# [TASK INSTRUCTIONS]
Copy out all lines in the data below containing the string "this".

======== DATA TO PROCESS ========

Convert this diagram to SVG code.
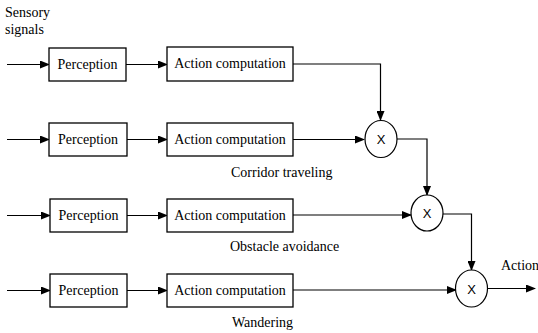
<svg xmlns="http://www.w3.org/2000/svg" width="538" height="333" viewBox="0 0 538 333">
<defs>
<marker id="ah" markerWidth="10" markerHeight="8" refX="9" refY="4" orient="auto" markerUnits="userSpaceOnUse">
<path d="M0,0 L10,4 L0,8 Z" fill="#000"/>
</marker>
<style>
.box{fill:#fff;stroke:#000;stroke-width:1.3}
.c{fill:#fff;stroke:#000;stroke-width:1.2}
.t{font-size:14px;fill:#000}
.x{font-family:'Liberation Sans','DejaVu Sans',sans-serif;font-size:13px;fill:#000;text-anchor:middle}
.m{text-anchor:middle}
.ln{fill:none;stroke:#000;stroke-width:1.2}
</style>
</defs>
<rect width="538" height="333" fill="#fff"/>
<g font-family="Liberation Serif, Times New Roman, serif">
<text class="t" x="5" y="17">Sensory</text>
<text class="t" x="5" y="34">signals</text>
</g>

<g id="connectors">
<path class="ln" d="M7,64.5 H49" marker-end="url(#ah)"/>
<path class="ln" d="M126,64.5 H167" marker-end="url(#ah)"/>
<path class="ln" d="M7,139.5 H49" marker-end="url(#ah)"/>
<path class="ln" d="M127,139.5 H167" marker-end="url(#ah)"/>
<path class="ln" d="M7,215.5 H50" marker-end="url(#ah)"/>
<path class="ln" d="M127,215.5 H167" marker-end="url(#ah)"/>
<path class="ln" d="M7,290.5 H50" marker-end="url(#ah)"/>
<path class="ln" d="M127,290.5 H167" marker-end="url(#ah)"/>
<path class="ln" d="M293,64 H380.5 V120" marker-end="url(#ah)"/>
<path class="ln" d="M293,139.5 H364" marker-end="url(#ah)"/>
<path class="ln" d="M397,139 H427 V195" marker-end="url(#ah)"/>
<path class="ln" d="M293,215 H411" marker-end="url(#ah)"/>
<path class="ln" d="M443,214 H471.5 V270" marker-end="url(#ah)"/>
<path class="ln" d="M293,290 H456" marker-end="url(#ah)"/>
<path class="ln" d="M487,288.5 H535" marker-end="url(#ah)"/>
</g>

<g font-family="Liberation Serif, Times New Roman, serif">
<g id="perception1"><rect class="box" x="49" y="48" width="77" height="33"/><text class="t m" x="87.5" y="69">Perception</text></g>
<g id="action1"><rect class="box" x="167" y="47" width="126" height="34"/><text class="t m" x="230" y="68">Action computation</text></g>
<g id="perception2"><rect class="box" x="49" y="123" width="78" height="33"/><text class="t m" x="88" y="144">Perception</text></g>
<g id="action2"><rect class="box" x="167" y="123" width="126" height="33"/><text class="t m" x="230" y="144">Action computation</text></g>
<g id="perception3"><rect class="box" x="50" y="199" width="77" height="33"/><text class="t m" x="88.5" y="220">Perception</text></g>
<g id="action3"><rect class="box" x="167" y="199" width="126" height="33"/><text class="t m" x="230" y="220">Action computation</text></g>
<g id="perception4"><rect class="box" x="50" y="274" width="77" height="33"/><text class="t m" x="88.5" y="295">Perception</text></g>
<g id="action4"><rect class="box" x="167" y="274" width="126" height="33"/><text class="t m" x="230" y="295">Action computation</text></g>
</g>

<g id="mult1"><ellipse class="c" cx="381" cy="139" rx="16" ry="18.5"/><text class="x" x="381" y="144">X</text></g>
<g id="mult2"><ellipse class="c" cx="427" cy="213" rx="16" ry="18"/><text class="x" x="427" y="218">X</text></g>
<g id="mult3"><ellipse class="c" cx="471.5" cy="288.5" rx="16" ry="18.5"/><text class="x" x="471.5" y="293.5">X</text></g>

<g font-family="Liberation Serif, Times New Roman, serif">
<text class="t" x="231" y="177">Corridor traveling</text>
<text class="t" x="230" y="251">Obstacle avoidance</text>
<text class="t" x="232" y="327">Wandering</text>
<text class="t" x="501" y="270">Action</text>
</g>
</svg>
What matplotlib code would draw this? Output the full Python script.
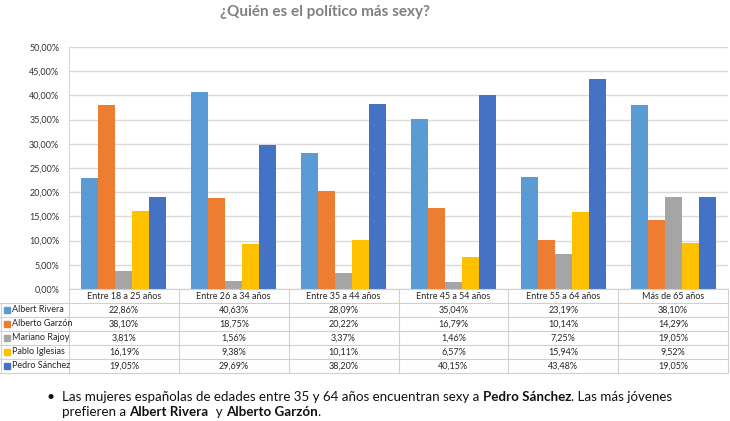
import numpy as np
import matplotlib
matplotlib.use("Agg")
import matplotlib.pyplot as plt
from matplotlib.lines import Line2D
from matplotlib.patches import Rectangle

plt.rcParams['font.family'] = ['Lato', 'DejaVu Sans']

grupos = ["Entre 18 a 25 años", "Entre 26 a 34 años", "Entre 35 a 44 años",
          "Entre 45 a 54 años", "Entre 55 a 64 años", "Más de 65 años"]
politicos = ["Albert Rivera", "Alberto Garzón", "Mariano Rajoy",
             "Pablo Iglesias", "Pedro Sánchez"]
rivera = [22.86, 40.63, 28.09, 35.04, 23.19, 38.10]
garzon = [38.10, 18.75, 20.22, 16.79, 10.14, 14.29]
rajoy = [3.81, 1.56, 3.37, 1.46, 7.25, 19.05]
iglesias = [16.19, 9.38, 10.11, 6.57, 15.94, 9.52]
sanchez = [19.05, 29.69, 38.20, 40.15, 43.48, 19.05]
yticks = np.arange(0, 51, 5)

series = [rivera, garzon, rajoy, iglesias, sanchez]
colores = ["#5B9BD5", "#ED7D31", "#A5A5A5", "#FFC000", "#4472C4"]

W, H = 730, 421
fig = plt.figure(figsize=(W / 100, H / 100), dpi=100)

def fx(px):
    return px / W

def fy(py):
    return 1 - py / H

x0, x1 = 69, 728
ytop, ybot = 47, 289
ax = fig.add_axes([fx(x0), fy(ybot), fx(x1) - fx(x0), fy(ytop) - fy(ybot)])

n = len(grupos)
x = np.arange(n)
bw = 0.155
for i, (vals, c) in enumerate(zip(series, colores)):
    ax.bar(x + (i - 2) * bw, vals, width=bw, color=c, zorder=3)

ax.set_xlim(-0.5, n - 0.5)
ax.set_ylim(0, 50)
ax.set_yticks(yticks)
ax.yaxis.set_major_formatter(matplotlib.ticker.FuncFormatter(
    lambda v, p: ("%.2f%%" % v).replace(".", ",")))
ax.tick_params(axis="y", length=0, labelsize=6.5, colors="#333333", pad=7)
ax.set_xticks([])
ax.grid(axis="y", color="#D9D9D9", linewidth=1, zorder=0)
for s in ["top", "right", "bottom"]:
    ax.spines[s].set_visible(False)
ax.spines["left"].set_color("#D9D9D9")

fig.text(fx(325), fy(12), "¿Quién es el político más sexy?", ha="center", va="center",
         fontsize=11, fontweight="bold", color="#808080")

# table under the chart
lc = "#D0D0D0"
col_w = (x1 - x0) / n
row_h = 14
tab_bot = 373

def hline(py, xa, xb):
    fig.add_artist(Line2D([fx(xa), fx(xb)], [fy(py), fy(py)], color=lc, lw=0.8))

def vline(px, ya, yb):
    fig.add_artist(Line2D([fx(px), fx(px)], [fy(ya), fy(yb)], color=lc, lw=0.8))

hline(289, x0, x1)
for r in range(6):
    hline(303 + r * row_h, 0, x1)
vline(0.5, 303, tab_bot)
for j in range(n + 1):
    vline(x0 + j * col_w, 289, tab_bot)

fs = 6.5
for j, g in enumerate(grupos):
    fig.text(fx(x0 + (j + 0.5) * col_w), fy(296.5), g, ha="center", va="center",
             fontsize=fs, color="#262626")

for i, (nombre, vals, c) in enumerate(zip(politicos, series, colores)):
    yc = 303 + i * row_h + row_h / 2
    fig.add_artist(Rectangle((fx(4), fy(yc + 3)), fx(6), fy(yc - 3) - fy(yc + 3),
                             color=c, transform=fig.transFigure))
    fig.text(fx(12), fy(yc), nombre, ha="left", va="center", fontsize=fs, color="#262626")
    for j, v in enumerate(vals):
        fig.text(fx(x0 + (j + 0.5) * col_w), fy(yc), ("%.2f%%" % v).replace(".", ","),
                 ha="center", va="center", fontsize=fs, color="#262626")

# bullet note with bold names
fig.text(fx(47), fy(397), "•", ha="left", va="center", fontsize=10, color="#111111")
renderer = fig.canvas.get_renderer()

def mixed(px, py, parts, size=9.6):
    cur = px
    for txt, bold in parts:
        t = fig.text(fx(cur), fy(py), txt, ha="left", va="center", fontsize=size,
                     fontweight="bold" if bold else "normal", color="#111111")
        bb = t.get_window_extent(renderer=renderer)
        cur += bb.width

mixed(62, 397, [("Las mujeres españolas de edades entre 35 y 64 años encuentran sexy a ", False),
                ("Pedro Sánchez", True), (". Las más jóvenes", False)])
mixed(62, 412, [("prefieren a ", False), ("Albert Rivera", True), ("  y ", False),
                ("Alberto Garzón", True), (".", False)])

fig.savefig("out.png", dpi=100)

========

# [WRITTEN SOLUTION]
Convert this diagram to SVG code.
What matplotlib code would draw this? Output the full Python script.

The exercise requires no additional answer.